Facebook is
aggressively being used by anti-vaccination advocates to target pregnant women
with sponsored advertisements to spread false information and conspiracy
theories as the US battles a climbing measles outbreak.
A sponsored
ad found by Quartz journalist Jeremy Merrill shows the anti-vaccination
organisation Stop Mandatory Vaccination targeting women ages 20 to 60 who have
expressed interest in pregnancy living in the state of Washington – where the
governor recently declared a state of emergency over the measles outbreak.
Nearly 50
children and young adults in Clark County, Washington have become sickened by
the disease since January.
According to
the CDC, there have been over 100 instances of measles since January – more
than the entire year of 2016, when there were only 86. So far, nearly every
child who has gotten ill is un-vaccinated.

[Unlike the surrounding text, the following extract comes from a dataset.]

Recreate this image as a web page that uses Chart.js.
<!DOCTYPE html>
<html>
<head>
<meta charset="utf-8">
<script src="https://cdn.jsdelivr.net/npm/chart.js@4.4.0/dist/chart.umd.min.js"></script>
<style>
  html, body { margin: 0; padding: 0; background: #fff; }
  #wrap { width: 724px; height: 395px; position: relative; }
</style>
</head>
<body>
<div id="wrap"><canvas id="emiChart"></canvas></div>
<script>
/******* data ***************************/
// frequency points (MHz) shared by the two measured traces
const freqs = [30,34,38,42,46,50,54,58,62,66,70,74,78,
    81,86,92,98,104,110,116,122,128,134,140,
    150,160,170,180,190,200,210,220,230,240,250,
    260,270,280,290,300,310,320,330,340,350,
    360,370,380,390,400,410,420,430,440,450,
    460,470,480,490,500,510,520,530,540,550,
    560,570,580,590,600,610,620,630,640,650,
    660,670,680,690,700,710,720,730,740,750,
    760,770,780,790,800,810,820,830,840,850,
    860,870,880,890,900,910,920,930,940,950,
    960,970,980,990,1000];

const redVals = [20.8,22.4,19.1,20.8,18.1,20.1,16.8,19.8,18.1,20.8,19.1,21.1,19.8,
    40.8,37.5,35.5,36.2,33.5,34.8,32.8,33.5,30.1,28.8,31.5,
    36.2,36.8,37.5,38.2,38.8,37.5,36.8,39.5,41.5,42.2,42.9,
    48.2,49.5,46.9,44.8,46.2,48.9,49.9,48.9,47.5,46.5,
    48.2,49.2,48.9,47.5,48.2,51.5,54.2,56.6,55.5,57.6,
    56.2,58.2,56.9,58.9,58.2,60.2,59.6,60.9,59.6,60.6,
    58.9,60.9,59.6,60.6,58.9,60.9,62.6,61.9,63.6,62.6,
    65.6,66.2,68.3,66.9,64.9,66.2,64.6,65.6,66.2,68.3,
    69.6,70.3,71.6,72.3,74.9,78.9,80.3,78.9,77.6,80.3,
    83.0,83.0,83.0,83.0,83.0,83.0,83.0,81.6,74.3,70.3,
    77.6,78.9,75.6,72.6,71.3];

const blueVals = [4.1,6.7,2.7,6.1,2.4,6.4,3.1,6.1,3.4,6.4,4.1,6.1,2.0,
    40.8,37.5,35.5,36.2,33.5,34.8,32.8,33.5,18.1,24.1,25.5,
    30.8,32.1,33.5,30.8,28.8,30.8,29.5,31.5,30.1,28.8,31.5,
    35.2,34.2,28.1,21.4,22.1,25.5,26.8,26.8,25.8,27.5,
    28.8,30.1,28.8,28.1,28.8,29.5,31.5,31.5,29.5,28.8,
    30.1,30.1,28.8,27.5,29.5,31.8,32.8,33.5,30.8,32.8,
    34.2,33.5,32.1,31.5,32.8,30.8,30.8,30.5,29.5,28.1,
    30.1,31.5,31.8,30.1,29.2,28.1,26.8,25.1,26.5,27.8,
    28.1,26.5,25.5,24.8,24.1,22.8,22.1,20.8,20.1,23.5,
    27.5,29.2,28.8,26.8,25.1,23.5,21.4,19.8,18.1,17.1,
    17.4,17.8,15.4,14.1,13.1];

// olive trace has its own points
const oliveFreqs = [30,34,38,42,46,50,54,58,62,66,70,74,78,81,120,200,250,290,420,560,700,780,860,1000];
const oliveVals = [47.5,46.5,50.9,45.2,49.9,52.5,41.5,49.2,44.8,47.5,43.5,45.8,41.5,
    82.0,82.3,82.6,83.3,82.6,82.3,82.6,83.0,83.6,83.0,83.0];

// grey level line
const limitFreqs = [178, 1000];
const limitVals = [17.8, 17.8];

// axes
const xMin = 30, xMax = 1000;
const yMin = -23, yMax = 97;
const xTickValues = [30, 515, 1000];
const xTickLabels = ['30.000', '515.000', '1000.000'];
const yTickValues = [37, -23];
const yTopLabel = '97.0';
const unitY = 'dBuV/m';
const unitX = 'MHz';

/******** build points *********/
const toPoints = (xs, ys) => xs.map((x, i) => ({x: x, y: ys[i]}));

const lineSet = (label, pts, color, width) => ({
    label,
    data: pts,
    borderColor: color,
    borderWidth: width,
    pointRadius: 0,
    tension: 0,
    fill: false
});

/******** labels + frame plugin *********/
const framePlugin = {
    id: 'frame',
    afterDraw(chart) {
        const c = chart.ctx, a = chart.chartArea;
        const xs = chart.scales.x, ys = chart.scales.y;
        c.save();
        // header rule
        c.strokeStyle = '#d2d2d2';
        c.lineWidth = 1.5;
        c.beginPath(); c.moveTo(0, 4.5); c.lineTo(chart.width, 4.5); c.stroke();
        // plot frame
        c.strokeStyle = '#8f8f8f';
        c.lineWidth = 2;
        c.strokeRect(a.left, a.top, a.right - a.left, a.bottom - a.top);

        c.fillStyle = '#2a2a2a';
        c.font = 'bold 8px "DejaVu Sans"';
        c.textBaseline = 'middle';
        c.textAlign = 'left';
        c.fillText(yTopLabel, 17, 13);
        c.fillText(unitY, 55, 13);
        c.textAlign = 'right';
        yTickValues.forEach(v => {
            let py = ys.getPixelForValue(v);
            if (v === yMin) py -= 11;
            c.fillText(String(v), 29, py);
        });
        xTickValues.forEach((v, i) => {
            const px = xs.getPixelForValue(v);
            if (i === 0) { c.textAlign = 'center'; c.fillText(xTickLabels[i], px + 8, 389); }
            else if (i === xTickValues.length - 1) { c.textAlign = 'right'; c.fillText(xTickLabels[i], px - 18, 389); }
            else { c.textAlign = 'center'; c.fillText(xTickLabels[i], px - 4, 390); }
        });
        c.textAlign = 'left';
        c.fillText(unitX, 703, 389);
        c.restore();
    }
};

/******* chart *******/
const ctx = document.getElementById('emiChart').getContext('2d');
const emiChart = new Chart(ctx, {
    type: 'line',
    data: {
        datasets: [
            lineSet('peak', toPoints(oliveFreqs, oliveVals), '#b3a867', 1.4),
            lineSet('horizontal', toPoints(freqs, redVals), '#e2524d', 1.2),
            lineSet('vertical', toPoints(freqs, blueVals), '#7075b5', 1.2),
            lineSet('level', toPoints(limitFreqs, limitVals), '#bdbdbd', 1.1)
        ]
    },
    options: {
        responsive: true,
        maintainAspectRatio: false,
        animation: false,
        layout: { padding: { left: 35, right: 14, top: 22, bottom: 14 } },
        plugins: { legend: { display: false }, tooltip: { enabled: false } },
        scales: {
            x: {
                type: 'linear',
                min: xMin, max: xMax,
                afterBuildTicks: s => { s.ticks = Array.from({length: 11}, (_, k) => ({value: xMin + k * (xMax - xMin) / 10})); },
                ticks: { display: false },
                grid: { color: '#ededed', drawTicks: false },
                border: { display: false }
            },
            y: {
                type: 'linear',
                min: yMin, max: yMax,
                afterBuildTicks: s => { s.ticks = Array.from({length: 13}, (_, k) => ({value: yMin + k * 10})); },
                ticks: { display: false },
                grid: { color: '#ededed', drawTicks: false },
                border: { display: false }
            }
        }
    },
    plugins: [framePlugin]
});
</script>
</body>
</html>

Facebook lets anti-vaxxers target ads specifically at women who are 'interested in pregnancy'.— Jeremy B. Merrill (@jeremybmerrill) February 14, 2019
(But Facebook refuses to put that targeting information into its public database.)
great find by @lachlan https://t.co/7swRhWc7AY pic.twitter.com/vnvsxNWVrw
In the
sponsored ad by Stop Mandatory Vaccinations, which has over 100,000 likes on
Facebook, it said a woman's daughter died "12 hours after being injected
by eight vaccines in 2008."
Vaccination
rates have plummeted in pockets of the Pacific Northwest in recent years, as
lies about the dangers of vaccines have spread, despite the fact that the
measles vaccine is safe for almost everyone and can prevent many debilitating
illnesses and death.
Facebook
sent Business Insider the following statement:
"We are
committed to accurate and useful information throughout Facebook. We remove
content that violates our Community Standards, downrank articles that might be
misleading, and show third-party fact-checker articles to provide people with
more context. We have more to do, and will continue efforts to provide
educational information on important topics like health."